▸ **EXERCISE REQUIREMENTS**: Find every line of the listing below where "matplotlib" appears, and copy it.

------ RECORDED INFORMATION

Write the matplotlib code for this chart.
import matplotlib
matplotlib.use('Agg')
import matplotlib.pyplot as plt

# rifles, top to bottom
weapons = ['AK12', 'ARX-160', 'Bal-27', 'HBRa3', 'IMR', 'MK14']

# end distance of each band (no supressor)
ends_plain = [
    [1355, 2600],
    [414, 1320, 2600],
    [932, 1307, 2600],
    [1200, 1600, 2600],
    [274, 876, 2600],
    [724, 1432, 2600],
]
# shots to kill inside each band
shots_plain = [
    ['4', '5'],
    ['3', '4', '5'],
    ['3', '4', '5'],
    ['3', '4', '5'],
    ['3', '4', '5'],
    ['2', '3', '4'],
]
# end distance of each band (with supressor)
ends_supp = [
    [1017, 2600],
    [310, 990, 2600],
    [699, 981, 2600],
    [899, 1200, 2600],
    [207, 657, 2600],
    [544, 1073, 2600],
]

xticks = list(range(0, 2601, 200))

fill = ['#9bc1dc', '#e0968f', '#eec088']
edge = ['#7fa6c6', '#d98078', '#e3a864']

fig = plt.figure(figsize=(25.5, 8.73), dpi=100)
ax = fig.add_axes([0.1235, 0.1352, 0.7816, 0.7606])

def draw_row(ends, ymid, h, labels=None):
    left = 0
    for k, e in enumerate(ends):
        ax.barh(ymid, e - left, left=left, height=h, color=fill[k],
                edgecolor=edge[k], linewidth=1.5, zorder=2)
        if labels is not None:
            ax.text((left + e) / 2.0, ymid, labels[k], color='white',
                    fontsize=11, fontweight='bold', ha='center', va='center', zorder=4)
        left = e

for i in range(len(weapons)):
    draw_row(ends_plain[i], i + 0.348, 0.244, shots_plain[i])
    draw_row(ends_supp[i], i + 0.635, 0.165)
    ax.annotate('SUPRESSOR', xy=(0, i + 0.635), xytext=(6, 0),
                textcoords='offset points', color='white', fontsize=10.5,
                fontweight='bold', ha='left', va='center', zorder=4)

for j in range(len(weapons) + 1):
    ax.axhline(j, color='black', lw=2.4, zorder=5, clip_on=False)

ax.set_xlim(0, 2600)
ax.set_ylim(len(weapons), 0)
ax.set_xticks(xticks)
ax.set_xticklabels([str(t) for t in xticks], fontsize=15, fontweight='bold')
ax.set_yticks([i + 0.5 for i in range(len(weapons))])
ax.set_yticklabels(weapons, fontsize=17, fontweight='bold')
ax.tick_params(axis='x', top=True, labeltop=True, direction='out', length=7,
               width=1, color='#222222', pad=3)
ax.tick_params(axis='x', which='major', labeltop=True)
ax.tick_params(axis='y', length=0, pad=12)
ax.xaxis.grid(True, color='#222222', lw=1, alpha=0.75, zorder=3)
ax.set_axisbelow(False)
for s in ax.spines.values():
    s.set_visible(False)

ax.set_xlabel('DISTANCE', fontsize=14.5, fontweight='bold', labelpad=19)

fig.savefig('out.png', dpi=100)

------------

▸ **RESPONSE**:
Write the matplotlib code for this chart.
import matplotlib
matplotlib.use('Agg')
import matplotlib.pyplot as plt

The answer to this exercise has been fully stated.